# start of Given information

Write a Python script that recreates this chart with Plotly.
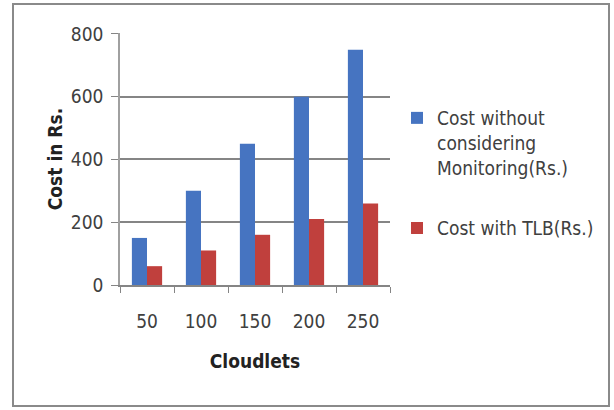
import plotly.graph_objects as go

categories = ["50", "100", "150", "200", "250"]
cost_without = [150, 300, 450, 600, 750]
cost_tlb = [60, 110, 160, 210, 260]
series_names = ["Cost without<br>considering<br>Monitoring(Rs.)", "Cost with TLB(Rs.)"]
y_ticks = [0, 200, 400, 600, 800]

FONT = "Liberation Sans Narrow, DejaVu Sans Condensed, sans-serif"

fig = go.Figure()
fig.add_trace(go.Bar(x=categories, y=cost_without, name=series_names[0], legendgroup="a",
                     marker=dict(color="#4674C1", line=dict(width=0))))
fig.add_trace(go.Bar(x=categories, y=cost_tlb, name=series_names[1], legendgroup="b",
                     marker=dict(color="#C0403D", line=dict(width=0))))

fig.update_layout(
    width=614, height=410,
    margin=dict(l=120, r=224, t=33, b=125),
    paper_bgcolor="white", plot_bgcolor="white",
    barmode="group", bargap=0.44, bargroupgap=0,
    font=dict(family=FONT, size=19, color="#404040"),
    showlegend=True,
    legend=dict(x=1.026, y=0.738, xanchor="left", yanchor="top",
                font=dict(family=FONT, size=19, color="#404040"),
                traceorder="grouped", tracegroupgap=33, valign="top",
                itemwidth=30, bgcolor="rgba(0,0,0,0)"),
    shapes=[dict(type="rect", xref="paper", yref="paper",
                 x0=-107/270, x1=489/270, y0=-121/252, y1=1 + 29/252,
                 line=dict(color="#8A8A8A", width=2), fillcolor="rgba(0,0,0,0)", layer="below")],
)

fig.update_yaxes(range=[0, 803], tickvals=y_ticks, showgrid=True,
                 gridcolor="#858585", gridwidth=1.5,
                 showline=True, linecolor="#A0A0A0", linewidth=1.5,
                 ticks="outside", ticklen=7, tickcolor="#858585",
                 tickfont=dict(size=19, color="#404040"), ticklabelstandoff=4,
                 title=dict(text="<b>Cost in Rs.</b>", font=dict(size=19, color="#222222"), standoff=3),
                 zeroline=False)
fig.update_xaxes(showline=True, linecolor="#858585", linewidth=1.5,
                 ticks="outside", tickson="boundaries", ticklen=6, tickcolor="#858585",
                 tickfont=dict(size=19, color="#404040"), ticklabelstandoff=18,
                 title=dict(text="<b>Cloudlets</b>", font=dict(size=19, color="#222222"), standoff=24))

fig.write_html("out.html", config={"displayModeBar": False},
               post_script="document.body.style.margin='0';document.body.style.padding='0';")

# end of Given information

*Stated goal:*
Repeat the listing above exactly from its first line to the line containing "Sans Narrow, DejaVu", both included, and omit the pictures.

*Solution for this task:*
Write a Python script that recreates this chart with Plotly.
import plotly.graph_objects as go

categories = ["50", "100", "150", "200", "250"]
cost_without = [150, 300, 450, 600, 750]
cost_tlb = [60, 110, 160, 210, 260]
series_names = ["Cost without<br>considering<br>Monitoring(Rs.)", "Cost with TLB(Rs.)"]
y_ticks = [0, 200, 400, 600, 800]

FONT = "Liberation Sans Narrow, DejaVu Sans Condensed, sans-serif"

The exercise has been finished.